Figure 8 demonstrates the role of different quantum dot structures on the average current resonance response under an asymmetrical external field. The simulation results at k_1,2 = 0, k₂ = 0 & k₁ ≠ 0, and k_1,2 ≠ 0 represent the cases in which a single quantum dot, a double-quantum dot molecule, and a triple-quantum dot molecule are inserted into the two arms of the A–B interferometer, respectively. For the single quantum dot structure (k_1,2 = 0), a negative current resonance dip takes place close to the positive main resonant peak, as shown by the solid line in Fig. 8. The negative current is caused by the electron-photon pump effect.^[36] When the energy level is lower than μ_L, it can be occupied by one electron. Under the time-dependent field, the electron can absorb a photon and tunnel into the left lead but not to the right lead, since the field is only applied on the left lead. This results in a negative current. Moreover, in the absence of the time-dependent field, a new tunneling channel forms when two additional side-couple quantum dots couple with the quantum dots in each arm of the A–B interferometer, respectively. This causes the two (three) main resonance peaks to appear in the average current curves of the double (triple)-quantum dot molecule A–B interferometer. If the time-dependent field is introduced, the photon-assisted sideband peaks are produced. Under the asymmetrical external field, two (three) electron-photon pump phenomena can be observed in the average current curve of the double (triple)-quantum dot molecule A–B interferometer, as shown by the dashed and dotted lines in Fig. 8. These are due to the photonic sidebands induced by the time-dependent field. It is predicted that more electron-photon pump regimes can be exploited when multi-quantum dot molecules are designed to construct a complex A–B interferometer device.
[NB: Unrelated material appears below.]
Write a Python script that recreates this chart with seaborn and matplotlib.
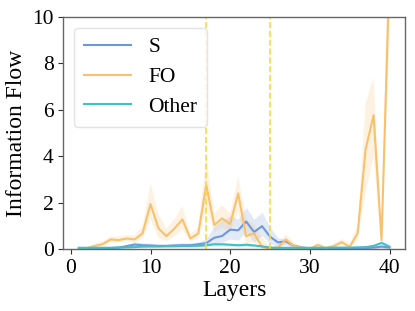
import numpy as np
import pandas as pd
import matplotlib
matplotlib.use("Agg")
import matplotlib.pyplot as plt
import seaborn as sns

layers = list(range(1, 41))

s_mean = [0.05, 0.05, 0.05, 0.05, 0.06, 0.08, 0.14, 0.21, 0.18, 0.17,
          0.15, 0.15, 0.17, 0.18, 0.18, 0.22, 0.27, 0.50, 0.58, 0.85,
          0.82, 1.20, 0.75, 1.00, 0.55, 0.30, 0.35, 0.15, 0.08, 0.05,
          0.05, 0.05, 0.05, 0.05, 0.05, 0.05, 0.06, 0.08, 0.12, 0.08]
s_lo = [0.03, 0.03, 0.03, 0.03, 0.04, 0.05, 0.08, 0.13, 0.11, 0.10,
        0.09, 0.09, 0.10, 0.10, 0.10, 0.13, 0.15, 0.25, 0.30, 0.45,
        0.40, 0.75, 0.30, 0.60, 0.25, 0.15, 0.20, 0.05, 0.03, 0.02,
        0.02, 0.02, 0.02, 0.02, 0.02, 0.02, 0.03, 0.04, 0.06, 0.04]
s_hi = [0.07, 0.07, 0.07, 0.07, 0.08, 0.12, 0.22, 0.32, 0.28, 0.27,
        0.24, 0.24, 0.26, 0.28, 0.28, 0.33, 0.45, 1.00, 1.25, 1.45,
        1.30, 1.80, 1.30, 1.60, 0.95, 0.50, 0.45, 0.25, 0.14, 0.08,
        0.08, 0.08, 0.08, 0.08, 0.08, 0.08, 0.09, 0.12, 0.20, 0.12]

fo_mean = [0.05, 0.05, 0.15, 0.23, 0.43, 0.40, 0.47, 0.43, 0.69, 1.95,
           0.90, 0.57, 0.90, 1.29, 0.47, 0.69, 2.77, 1.05, 1.33, 1.09,
           2.41, 0.57, 0.69, 0.11, 0.04, 0.08, 0.43, 0.14, 0.07, 0.03,
           0.19, 0.06, 0.14, 0.31, 0.11, 0.69, 4.30, 5.77, 0.40, 12.0]
fo_lo = [0.02, 0.02, 0.08, 0.12, 0.30, 0.30, 0.35, 0.30, 0.45, 1.30,
         0.50, 0.35, 0.55, 0.85, 0.35, 0.45, 1.75, 0.75, 0.95, 0.75,
         1.60, 0.20, 0.35, 0.02, 0.00, 0.02, 0.25, 0.05, 0.02, 0.00,
         0.10, 0.02, 0.06, 0.18, 0.05, 0.40, 2.40, 4.00, 0.25, 9.0]
fo_hi = [0.10, 0.10, 0.25, 0.35, 0.55, 0.55, 0.62, 0.60, 1.00, 2.85,
         1.50, 0.90, 1.30, 1.85, 0.65, 0.95, 4.00, 1.55, 1.90, 1.55,
         3.15, 1.30, 1.10, 0.50, 0.15, 0.20, 0.65, 0.30, 0.15, 0.08,
         0.30, 0.12, 0.25, 0.45, 0.25, 1.00, 6.30, 7.40, 0.60, 15.0]

o_mean = [0.07, 0.07, 0.07, 0.07, 0.07, 0.08, 0.09, 0.10, 0.12, 0.13,
          0.13, 0.14, 0.14, 0.15, 0.15, 0.16, 0.18, 0.22, 0.22, 0.20,
          0.18, 0.20, 0.17, 0.13, 0.08, 0.07, 0.07, 0.07, 0.07, 0.07,
          0.07, 0.07, 0.08, 0.08, 0.08, 0.09, 0.10, 0.15, 0.28, 0.12]
o_lo = [v * 0.65 for v in o_mean]
o_hi = [v * 1.35 for v in o_mean]

vlines = [17, 25]

colors = {"S": "#6f97dc", "FO": "#f7c16e", "Other": "#3fc1c6"}

plt.rcParams['font.family'] = ['Liberation Serif', 'DejaVu Serif']
fig = plt.figure(figsize=(4.15, 3.11), dpi=100)
ax = fig.add_axes([0.1525, 0.198, 0.8235, 0.748])

rows = []
for name, vals in (("S", s_mean), ("FO", fo_mean), ("Other", o_mean)):
    for l, v in zip(layers, vals):
        rows.append({"Layer": l, "Value": v, "Group": name})
df = pd.DataFrame(rows)

sns.lineplot(data=df, x="Layer", y="Value", hue="Group", palette=colors,
             linewidth=1.5, ax=ax, errorbar=None)
for name, lo, hi in (("S", s_lo, s_hi), ("FO", fo_lo, fo_hi), ("Other", o_lo, o_hi)):
    ax.fill_between(layers, lo, hi, color=colors[name], alpha=0.2, linewidth=0)

for x in vlines:
    ax.axvline(x, color="#ffd83a", linestyle="--", linewidth=1.2)

ax.set_xlim(-0.95, 41.95)
ax.set_ylim(0, 10)
ax.set_xticks([0, 10, 20, 30, 40])
ax.set_yticks([0, 2, 4, 6, 8, 10])
ax.tick_params(labelsize=15.5, length=3.5, color="#333333")
ax.set_xlabel("Layers", fontsize=17, labelpad=1)
ax.set_ylabel("Information Flow", fontsize=17, labelpad=4)
for sp in ax.spines.values():
    sp.set_color("#666666")
    sp.set_linewidth(1.0)

leg = ax.legend(loc="upper left", fontsize=15.5, frameon=True, fancybox=True,
                handlelength=2.2, borderpad=0.45, labelspacing=0.45,
                handletextpad=0.8, borderaxespad=0.5)
leg.get_frame().set_edgecolor("#dddddd")
fig.savefig("out.png", dpi=100)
We have theoretically investigated the photon-assisted electronic and spin transport properties through a T-shaped three-quantum-dot molecule A–B interferometer. The time-modulated quantum transport properties have been analyzed under a time-dependent external field by employing the Keldysh non-equilibrium Green’s function technique. With the time-dependent external field, the photon-assisted average current spectra exhibit a remarkable sideband effect. The magnitude and position of the average current resonance peaks can be regulated by varying the interdot coupling strength and the amplitude of the time-dependent external field. A strong A–B effect of the average current is present when a magnetic flux is introduced into the multi-quantum dot molecules system. Pure spin-up (or spin-down) polarized transmission is achievable in the whole quantum dot energy region by tuning the Rashba spin orbit coupling strength. A multiple-step quantized profile of the ⟨I⟩–V_DC curves is obtained in the numerical simulation. It is found that the direction and magnitude of the spin polarization can be controlled by tuning the DC bias, magnetic flux- and Rashba spin–orbit-coupling-induced phase factors in the symmetric AC field. The electron-photon pump function is exploited under a time-modulated asymmetric external field.